Jo hasn’t seen Eli in over thirty years. In the meantime, she has married a minister, had three daughters and for the most part forgotten the event that marked her 20’s and those last horrific days spent at the house on Lumley Street. Now Eli and his wife have moved not far from her, into the rural Massachusetts town just as she has begun a period of restlessness, searching,  and transition in her life. The last time Jo felt like this she up and left her first husband then ran away to reinvent herself in the communal house in Boston where she hid her past from the free-spirited occupants. Even calling herself by another name. Will her secrecy resurface now that she’s been reminded of all that freedom and creativity? Will reunion with Eli kindle a yearning to escape her staid family life?

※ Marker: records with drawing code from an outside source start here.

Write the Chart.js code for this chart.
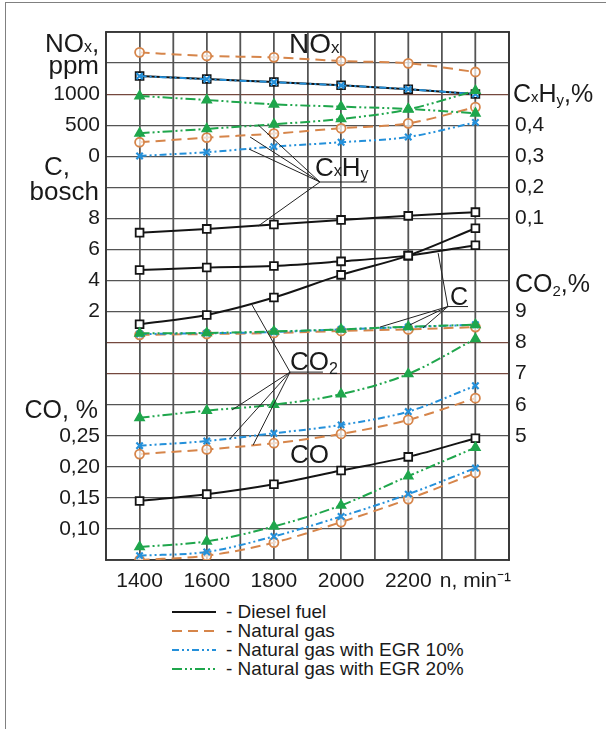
<!DOCTYPE html>
<html>
<head>
<meta charset="utf-8">
<script src="https://cdn.jsdelivr.net/npm/chart.js@4"></script>
<style>
  html, body { margin: 0; background: #fff; overflow: hidden; font-family: "Liberation Sans", Arial, sans-serif; }
  #frame { position: absolute; left: 5px; top: 2px; width: 600px; height: 726px;
           border-left: 1.5px solid #808080; border-top: 1.5px solid #808080; }
  #wrap { position: absolute; left: 0; top: 0; width: 607px; height: 600px; }
  #legend { position: absolute; left: 172px; top: 602px; font-size: 19px; color: #1a1a1a; }
  #legend div { height: 19px; display: flex; align-items: center; white-space: nowrap; }
  #legend svg { margin-right: 10px; }
</style>
</head>
<body>
<div id="frame"></div>
<div id="wrap"><canvas id="myChart" width="607" height="600"></canvas></div>
<div id="legend"></div>
<script>
const FONT = '"Liberation Sans", Arial, sans-serif';
const INK = '#1a1a1a';

const rpm = [1400, 1600, 1800, 2000, 2200, 2400];
const xTicks = [1400, 1600, 1800, 2000, 2200];
const xUnit = 'n, min⁻¹';

// NOx, ppm
const noxDiesel = [1292, 1243, 1195, 1142, 1078, 1002];
const noxGas    = [1672, 1614, 1592, 1533, 1496, 1356];
const noxEgr10  = [1290, 1240, 1192, 1140, 1080, 1000];
const noxEgr20  = [970, 905, 836, 798, 761, 691];
// CxHy, %
const hcDiesel = [0.054, 0.066, 0.080, 0.095, 0.108, 0.120];
const hcGas    = [0.345, 0.360, 0.373, 0.390, 0.406, 0.458];
const hcEgr10  = [0.301, 0.313, 0.331, 0.345, 0.362, 0.409];
const hcEgr20  = [0.374, 0.388, 0.403, 0.420, 0.451, 0.511];
// C, bosch
const sootDiesel = [4.67, 4.84, 4.93, 5.23, 5.60, 6.27];
const sootGas    = [0.50, 0.55, 0.62, 0.75, 0.85, 1.00];
const sootEgr10  = [0.55, 0.60, 0.68, 0.85, 1.00, 1.15];
const sootEgr20  = [0.60, 0.62, 0.72, 0.85, 1.02, 1.15];
// CO2, %
const co2Diesel = [8.59, 8.89, 9.45, 10.18, 10.80, 11.68];
const co2Gas    = [4.41, 4.56, 4.76, 5.06, 5.51, 6.21];
const co2Egr10  = [4.68, 4.83, 5.08, 5.35, 5.78, 6.61];
const co2Egr20  = [5.58, 5.81, 6.00, 6.34, 6.99, 8.12];
// CO, %
const coDiesel = [0.145, 0.156, 0.172, 0.194, 0.216, 0.246];
const coGas    = [0.050, 0.057, 0.078, 0.111, 0.148, 0.190];
const coEgr10  = [0.057, 0.063, 0.088, 0.120, 0.156, 0.198];
const coEgr20  = [0.071, 0.080, 0.104, 0.138, 0.185, 0.231];

// tick labels per grid row (row 0 = top line)
const leftTicks  = ['', '', '1000', '500', '0', '', '8', '6', '4', '2', '', '', '', '0,25', '0,20', '0,15', '0,10', ''];
const rightTicks = ['', '', '', '0,4', '0,3', '0,2', '0,1', '', '', '9', '8', '7', '6', '5', '', '', '', ''];
const brownRows = [2, 10, 11];

const fuels = [
  { name: 'Diesel fuel', color: '#141414', dash: [], point: 'rect', radius: 5.5, fill: '#fff', order: 4 },
  { name: 'Natural gas', color: '#d6854a', dash: [10, 6], point: 'circle', radius: 4.5, fill: 'rgba(255,255,255,0.7)', order: 3 },
  { name: 'Natural gas with EGR 10%', color: '#2490da', dash: [7, 3, 2, 3, 2, 3], point: 'crossRot', radius: 4.5, fill: '#2490da', order: 2 },
  { name: 'Natural gas with EGR 20%', color: '#1fa64c', dash: [10, 3, 2, 3, 2, 3], point: 'triangle', radius: 5, fill: '#1fa64c', order: 1 },
];

const series = [
  ['nox', [noxDiesel, noxGas, noxEgr10, noxEgr20]],
  ['hc', [hcDiesel, hcGas, hcEgr10, hcEgr20]],
  ['soot', [sootDiesel, sootGas, sootEgr10, sootEgr20]],
  ['co2', [co2Diesel, co2Gas, co2Egr10, co2Egr20]],
  ['co', [coDiesel, coGas, coEgr10, coEgr20]],
];

const datasets = [];
series.forEach(([axis, lists]) => {
  lists.forEach((vals, f) => {
    const fu = fuels[f];
    datasets.push({
      label: fu.name + ' ' + axis,
      data: rpm.map((x, i) => ({ x: x, y: vals[i] })),
      yAxisID: axis,
      borderColor: fu.color,
      borderDash: fu.dash,
      borderWidth: 2,
      pointStyle: fu.point,
      pointRadius: fu.radius,
      pointBorderColor: fu.color,
      pointBackgroundColor: fu.fill,
      pointBorderWidth: f === 2 ? 2.2 : 1.8,
      cubicInterpolationMode: 'monotone',
      fill: false,
      order: fu.order,
    });
  });
});

// draws a label made of pieces [text, size, dy]
function rich(ctx, x, y, parts, align) {
  let w = 0;
  parts.forEach(p => { ctx.font = p[1] + 'px ' + FONT; w += ctx.measureText(p[0]).width; });
  let cx = align === 'right' ? x - w : x;
  parts.forEach(p => {
    ctx.font = p[1] + 'px ' + FONT;
    ctx.fillText(p[0], cx, y + (p[2] || 0));
    cx += ctx.measureText(p[0]).width;
  });
}

// leader lines: vertex, underline end, targets (rpm, grid row)
const leaders = [
  { v: [1937, 4.83], end: 2077, to: [[1753, 2.99], [1729, 3.38], [1726, 3.77], [1753, 6.25]] },
  { v: [2318, 8.84], end: 2378, to: [[2289, 7.12], [2116, 9.50], [2205, 9.43], [2244, 9.53]] },
  { v: [1848, 10.95], end: 1946, to: [[1735, 8.79], [1675, 12.17], [1669, 13.10], [1738, 13.30]] },
];

// vertical grid lines and frame, from the x scale ticks
const vgridPlugin = {
  id: 'vgrid',
  beforeDatasetsDraw(chart) {
    const ctx = chart.ctx, xs = chart.scales.x, ys = chart.scales.y;
    const top = ys.getPixelForValue(0), bottom = ys.getPixelForValue(17);
    ctx.save();
    ctx.setLineDash([]);
    ctx.fillStyle = '#555';
    xs.ticks.forEach(t => {
      const px = Math.round(xs.getPixelForValue(t.value));
      ctx.fillRect(px - 0.6, top, 1.3, bottom - top);
    });
    ctx.fillStyle = '#333';
    const l = Math.round(xs.getPixelForValue(1300)), r = Math.round(xs.getPixelForValue(2500));
    ctx.fillRect(l - 0.8, top - 0.8, 1.7, bottom - top + 1.6);
    ctx.fillRect(r - 0.8, top - 0.8, 1.7, bottom - top + 1.6);
    ctx.fillRect(l - 0.8, top - 0.8, r - l + 1.6, 1.7);
    ctx.fillRect(l - 0.8, bottom - 0.8, r - l + 1.6, 1.7);
    ctx.restore();
  }
};

const labelsPlugin = {
  id: 'labels',
  afterDraw(chart) {
    const ctx = chart.ctx;
    const X = v => chart.scales.x.getPixelForValue(v);
    const Y = r => chart.scales.y.getPixelForValue(r);
    ctx.save();
    ctx.setLineDash([]);
    ctx.fillStyle = INK;
    ctx.textBaseline = 'alphabetic';
    ctx.textAlign = 'left';
    // axis titles
    rich(ctx, 45, Y(0.65), [['NO', 26], ['x', 16], [',', 26]]);
    rich(ctx, 99, Y(1.35), [['ppm', 26]], 'right');
    rich(ctx, 44, Y(4.6), [['C,', 26]]);
    rich(ctx, 99, Y(5.41), [['bosch', 26]], 'right');
    rich(ctx, 98, Y(12.43), [['CO, %', 25]], 'right');
    rich(ctx, 513, Y(2.25), [['C', 25], ['x', 15], ['H', 25], ['y', 15, 3], [',%', 25]]);
    rich(ctx, 515, Y(8.37), [['CO', 25], ['2', 15, 4], [',%', 25]]);
    // curve labels
    rich(ctx, X(1845), Y(0.68), [['NO', 28], ['x', 17]]);
    rich(ctx, X(1922), Y(4.64), [['C', 26], ['x', 16], ['H', 26], ['y', 16, 3]]);
    rich(ctx, X(2324), Y(8.79), [['C', 25]]);
    rich(ctx, X(1848), Y(10.88), [['CO', 26], ['2', 16, 4]]);
    rich(ctx, X(1848), Y(13.88), [['CO', 26]]);
    // leaders
    ctx.strokeStyle = '#222';
    ctx.lineWidth = 1;
    leaders.forEach(l => {
      ctx.beginPath();
      ctx.moveTo(X(l.v[0]), Y(l.v[1]));
      ctx.lineTo(X(l.end), Y(l.v[1]));
      l.to.forEach(t => {
        ctx.moveTo(X(l.v[0]), Y(l.v[1]));
        ctx.lineTo(X(t[0]), Y(t[1]));
      });
      ctx.stroke();
    });
    ctx.restore();
  }
};

const gridColor = c => brownRows.includes(c.tick && c.tick.value) ? '#75483e' : '#555';

new Chart(document.getElementById('myChart').getContext('2d'), {
  type: 'line',
  data: { datasets: datasets },
  options: {
    responsive: false,
    animation: false,
    events: [],
    layout: { padding: { left: 6, right: 8, top: 32, bottom: 0 } },
    plugins: { legend: { display: false }, tooltip: { enabled: false } },
    scales: {
      x: {
        type: 'linear', min: 1300, max: 2500,
        ticks: {
          stepSize: 100, autoSkip: false, maxRotation: 0, padding: 9,
          color: INK, font: { family: FONT, size: 21 },
          callback: v => v === 2400 ? xUnit : (xTicks.includes(v) ? String(v) : ''),
        },
        grid: { color: '#555', lineWidth: 1.2, drawTicks: false },
        border: { display: false },
        afterFit: s => { s.height = 40; },
      },
      y: {
        type: 'linear', position: 'left', reverse: true, min: 0, max: 17,
        ticks: {
          stepSize: 1, autoSkip: false, padding: 6,
          color: INK, font: { family: FONT, size: 21 },
          callback: v => leftTicks[v] || '',
        },
        grid: { color: gridColor, lineWidth: 1.2, drawTicks: false },
        border: { display: false },
        afterFit: s => { s.width = 100; },
      },
      yR: {
        type: 'linear', axis: 'y', position: 'right', reverse: true, min: 0, max: 17,
        ticks: {
          stepSize: 1, autoSkip: false, padding: 6,
          color: INK, font: { family: FONT, size: 21 },
          callback: v => rightTicks[v] || '',
        },
        grid: { display: false, drawTicks: false },
        border: { display: false },
        afterFit: s => { s.width = 90; },
      },
      nox:  { type: 'linear', axis: 'y', display: false, min: -6500, max: 2000 },
      hc:   { type: 'linear', axis: 'y', display: false, min: -1.0, max: 0.7 },
      soot: { type: 'linear', axis: 'y', display: false, min: -14, max: 20 },
      co2:  { type: 'linear', axis: 'y', display: false, min: 1, max: 18 },
      co:   { type: 'linear', axis: 'y', display: false, min: 0.05, max: 0.9 },
    },
  },
  plugins: [vgridPlugin, labelsPlugin],
});

// legend
const legendBox = document.getElementById('legend');
fuels.forEach(f => {
  const row = document.createElement('div');
  const dash = f.dash.length ? f.dash.join(' ') : 'none';
  row.innerHTML = '<svg width="44" height="6"><line x1="0" y1="3" x2="44" y2="3" stroke="' + f.color +
    '" stroke-width="2" stroke-dasharray="' + dash + '"/></svg><span>- ' + f.name + '</span>';
  legendBox.appendChild(row);
});
</script>
</body>
</html>
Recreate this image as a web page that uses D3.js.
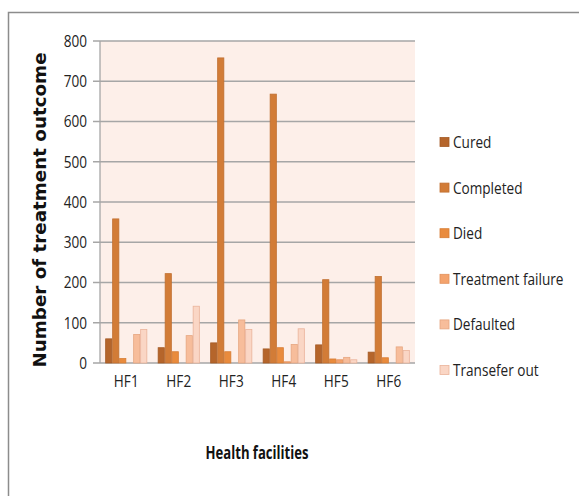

Sue Miller has a balanced view of her characters. She shows us how people hurt each other, which is what people do, then asks, can this act be forgiven and if so, how? Sometimes, there is heartbreak either way. And how we live with this heartbreak and love and go forward is what she writes about in an unsentimental, believable and ultimately compassionate way.

In the three books that I’ve read so far, Miller rather boldly explores the role that sexuality has in our lives. Not that they are extremely explicit, but sex plays a large part in the plot and character development. Fans of Jodi Picoult or Nicci French may like Sue Miller. The wintery setting and dark emotional territory of this novel reminded me of Louise Erdrich’s Shadow Tag.